As the country loses its grip on traditional Christian values and as more and more youth are outside the pale of the Sunday and Sabbath school movement, and are instead being socialised by the dancehall and American pop and hedonistic culture, money becomes the greatest value. Human beings are expendable in the process. The 'shottas' reason that the big man is himself immoral, corrupt and just a bigger criminal so 'a nuh nutten' if they should 'dust a bwoy' to get ahead. They are doing nothing different from the big man they reason. The fact that politicians and 'other big people in society' have hired killers has also created a serious credibility problem.

Christianity and Rastafari no longer have the hold it used to have on many persons - though I strongly welcome the return of the Rastaman to dancehall prominence - and therefore the inner cities are being turned over to outlawry, anarchy and nihilism. At Easter, traditional Christians would do well to seriously think about their role in the society today. The materialistic health and wealth gospel is no help to a society already drunk on false values.

MATERIALISTIC CULTURE

Our people are being fooled by the cultural imperialists and by consumerist propaganda that a man's life consists of the abundance of the things which he possesses when Jesus said the very opposite.

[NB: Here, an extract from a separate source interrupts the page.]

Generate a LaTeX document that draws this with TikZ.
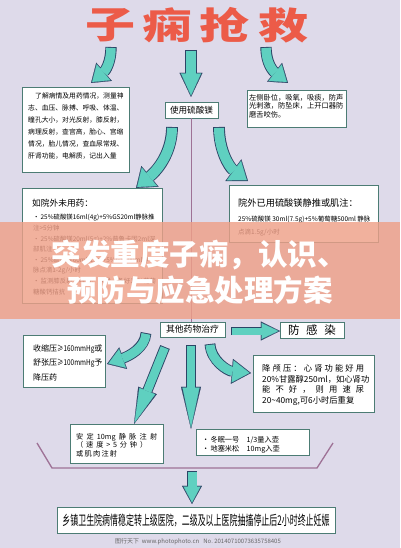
\documentclass[tikz,border=0pt]{standalone}
\usepackage{fontspec}
\setmainfont{Noto Sans CJK SC}
\usetikzlibrary{arrows.meta}
\definecolor{bg}{HTML}{DEDAEA}
\definecolor{teal1}{HTML}{5FD0C0}
\definecolor{arrline}{HTML}{2C4566}
\definecolor{boxc}{HTML}{4C7C74}
\definecolor{titlered}{HTML}{EC5B48}
\definecolor{mauve}{HTML}{9E7296}
\definecolor{band}{HTML}{EFA088}
\newcommand\fs[2]{\fontsize{#1pt}{#2pt}\selectfont}
\newcommand\ttl[1]{\scalebox{1}[0.74]{#1}}
\newcommand\cond[1]{\scalebox{0.8}[1]{#1}}
\makeatletter
\def\spr@a#1{\ifx#1\relax\unskip\else#1\hfill\expandafter\spr@a\fi}
\newcommand\spreadto[2]{\makebox[#1][l]{\spr@a#2\relax}}
\makeatother
\newcommand\tarr[4]{%
  \pgfmathsetmacro\tarrw{#1+1.8}\pgfmathsetmacro\tarrl{#2+2.2}\pgfmathsetmacro\tarrh{#3+3}%
  \draw[arrline, line width=\tarrw pt, -{Triangle[length=\tarrl pt, width=\tarrh pt, line width=0.2pt]}] #4;
  \draw[teal1, line width=#1pt, -{Triangle[length=#2pt, width=#3pt, line width=0.2pt]}, shorten >=1.5pt, shorten <=0.9pt] #4;}
\begin{document}
\begin{tikzpicture}[x=1pt,y=-1pt,
  box/.style={draw=boxc, fill=white, line width=0.8pt, inner sep=0pt, rectangle},
  txt/.style={inner sep=0pt, align=left, anchor=north west},
  title/.style={text=titlered, font=\fs{50}{50}\bfseries, inner sep=0pt},
  ovl/.style={text=white, font=\fs{29.5}{29.5}\bfseries, inner sep=0pt},
  link/.style={draw=mauve, line width=1.2pt}]
\fill[bg] (0,0) rectangle (400,548);
\useasboundingbox (0,0) rectangle (400,548);
% title
\node[title] (t1) at (110,25) {\ttl{子}};
\node[title] (t2) at (167,25) {\ttl{痫}};
\node[title] (t3) at (224,25) {\ttl{抢}};
\node[title] (t4) at (283,25) {\ttl{救}};
% arrow end points
\coordinate (a1s) at (111,47);  \coordinate (a1e) at (91,83);
\coordinate (a2s) at (191,50);  \coordinate (a2e) at (191,97);
\coordinate (a3s) at (266,47);  \coordinate (a3e) at (288,83);
\coordinate (a4s) at (172,127); \coordinate (a4e) at (136,188);
\coordinate (a5s) at (219,127); \coordinate (a5e) at (248,181);
\coordinate (a6s) at (146,333); \coordinate (a6e) at (107,364);
\coordinate (a7s) at (165,347); \coordinate (a7e) at (134,424);
\coordinate (a8s) at (191,345); \coordinate (a8e) at (191,429);
\coordinate (a9s) at (210,344); \coordinate (a9e) at (251,373);
\coordinate (a10s) at (231,331); \coordinate (a10e) at (280,331);
\coordinate (a11s) at (192,471); \coordinate (a11e) at (192,504);
% boxes
\node[box, minimum width=107pt, minimum height=85pt] (b1) at (75.5,129.5) {};
\node[txt, font=\fs{6.8}{11.9}] (b1t) at (28,93) {\hspace*{7pt}了解病情及用药情况，测量神\\志、血压、脉搏、呼吸、体温、\\瞳孔大小，对光反射，膝反射，\\病理反射，查宫高，胎心、宫缩\\情况，胎儿情况，查血尿常规、\\肝肾功能，电解质，记出入量};
\node[box, minimum width=53pt, minimum height=16pt, font=\fs{8.6}{8.6}] (b2) at (191.5,110) {使用硫酸镁};
\node[box, minimum width=99pt, minimum height=37pt] (b3) at (296.5,108.5) {};
\node[txt, font=\fs{7.25}{8.6}] (b3t) at (249,93.8) {左侧卧位，吸氧，吸痰，防声\\光刺激，防坠床，上开口器防\\磨舌咬伤。};
\node[box, minimum width=140pt, minimum height=115pt] (b4) at (92,245.5) {};
\node[txt, font=\fs{8.7}{8.7}] (b4h) at (32,199) {如院外未用药：};
\node[txt, font=\fs{6.4}{10.6}] (b4t) at (33,214.2) {·\,25\%硫酸镁16ml(4g)+5\%GS20ml静脉推\\注>5分钟\\·\,25\%硫酸镁20ml(5g)+2\%普鲁卡因2ml深\\部肌注\\·\,25\%硫酸镁60ml(15g)+5\%GS500ml静\\脉点滴1-2g/小时\\·\,监测膝反射、呼吸、尿量，备好10\%葡萄\\糖酸钙拮抗};
\node[box, minimum width=149pt, minimum height=57pt] (b5) at (303.5,213.5) {};
\node[txt, font=\fs{9.2}{9.2}] (b5h) at (238,198.8) {院外已用硫酸镁静推或肌注：};
\node[txt, font=\fs{6.5}{13}] (b5t) at (238,216) {25\%硫酸镁 30ml(7.5g)+5\%葡萄糖500ml 静脉\\点滴1.5g/小时};
\node[box, minimum width=65pt, minimum height=15pt, font=\fs{8.8}{8.8}] (b6) at (192.5,329.5) {其他药物治疗};
\node[box, minimum width=64pt, minimum height=16pt, font=\fs{11.5}{11.5}] (b7) at (312,330) {\spreadto{48pt}{防感染}};
\node[box, minimum width=82pt, minimum height=52pt] (b8) at (64,361) {};
\node[txt, font=\fs{8}{14.5}] (b8t) at (33,344.4) {收缩压\cond{≥160mmHg}或\\舒张压\cond{≥100mmHg}予\\降压药};
\node[box, minimum width=121pt, minimum height=57pt] (b9) at (313.5,383.5) {};
\node[txt, font=\fs{8.3}{10.7}] (b9t) at (262,364.3) {\spreadto{102pt}{降颅压：心肾功能好用}\\20\%甘露醇250ml，如心肾功\\\spreadto{102pt}{能不好，则用速尿}\\20\textasciitilde40mg,可6小时后重复};
\node[box, minimum width=93pt, minimum height=39pt] (b10) at (116.5,443.5) {};
\node[txt, font=\fs{7.2}{8.5}] (b10t) at (76,432.8) {\spreadto{81pt}{安定{10mg}静脉注射}\\\spreadto{71pt}{（速度>5分钟）}\\\spreadto{41pt}{或肌肉注射}};
\node[box, minimum width=113pt, minimum height=26pt] (b11) at (252.5,442) {};
\node[txt, font=\fs{7.2}{9}] (b11t) at (202,435.8) {·\,冬眠一号\quad 1/3量入壶\\·\,地塞米松\quad 10mg入壶};
\node[box, minimum width=278pt, minimum height=26pt, font=\fs{13.5}{13.5}] (b12) at (196,520) {\scalebox{0.59}[1]{乡镇卫生院病情稳定转上级医院，二级及以上医院抽搐停止后2小时终止妊娠}};
% links
\draw[link] (b2.south) -- (b2.south |- b6.north);
\coordinate (k1) at (37,443); \coordinate (k2) at (52,468);
\coordinate (k3) at (317,468); \coordinate (k4) at (333,443);
\draw[link, line width=1.3pt] (k1) -- (k2) -- (k3) -- (k4);
% arrows
\tarr{9.5}{15}{21}{(a1s) .. controls (111,63) and (105,71) .. (a1e)}
\tarr{10}{22}{20}{(a2s) -- (a2e)}
\tarr{9.5}{15}{21}{(a3s) .. controls (266,63) and (273,71) .. (a3e)}
\tarr{10}{16}{24}{(a4s) .. controls (172,150) and (160,168) .. (a4e)}
\tarr{10}{16}{24}{(a5s) .. controls (219,150) and (229,167) .. (a5e)}
\tarr{9}{15}{20}{(a6s) .. controls (145,348) and (129,356) .. (a6e)}
\tarr{8.5}{34}{17}{(a7s) -- (a7e)}
\tarr{8.5}{40}{17}{(a8s) -- (a8e)}
\tarr{9}{17}{22}{(a9s) .. controls (211,361) and (228,371) .. (a9e)}
\tarr{7}{17}{16}{(a10s) -- (a10e)}
\tarr{9}{16}{17}{(a11s) -- (a11e)}
% overlay band
\fill[band, opacity=0.82] (0,222) rectangle (400,319);
\node[ovl] (o1) at (199,255) {突发重度子痫，认识、};
\node[ovl] (o2) at (200,290) {预防与应急处理方案};
% watermark
\node[font=\fs{6}{6}, text=black!60, anchor=west, inner sep=0pt] (wm) at (115,542) {图行天下\ \ www.photophoto.cn\ \ \ No.\ 20140710073635758405};
\end{tikzpicture}
\end{document}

The great existentialist and atheistic philosopher Friedrich Nietzsche predicted the dire consequences which would overtake society after what he called the death of God. Said Nietzsche: "The masses blink and say: 'We are all equal before God - we are all equal. But now this God has died'." (Thus spoke Zarathustra). So who decides whose values will carry the greater weight? Who decides that it is these conservative Adventist people and others who should dictate how people should dress, behave around the dead and send off their loved ones? Whose values will rule?

"We cannot give up the Christian God and go on as before," opines Glenn Tinder in his book, The Political Meaning of Christianity: An Interpretation ­ "Many would like to think there are no consequences ­ that we can continue treasuring the life and welfare, the civil rights and political authority of every person without believing in God who renders such attitudes and conduct compelling. Nietzsche shows that we cannot. Thus the spiritual centre of Western politics fades and vanishes."

The crisis of values in Jamaica is a part of an overall crisis of values in the post-modernist West, which has rejected all mata-narratives, religious and secular, is in an end-of-ideology phase, rudderless philosophically. As I asked last year, can Christianity be resurrected?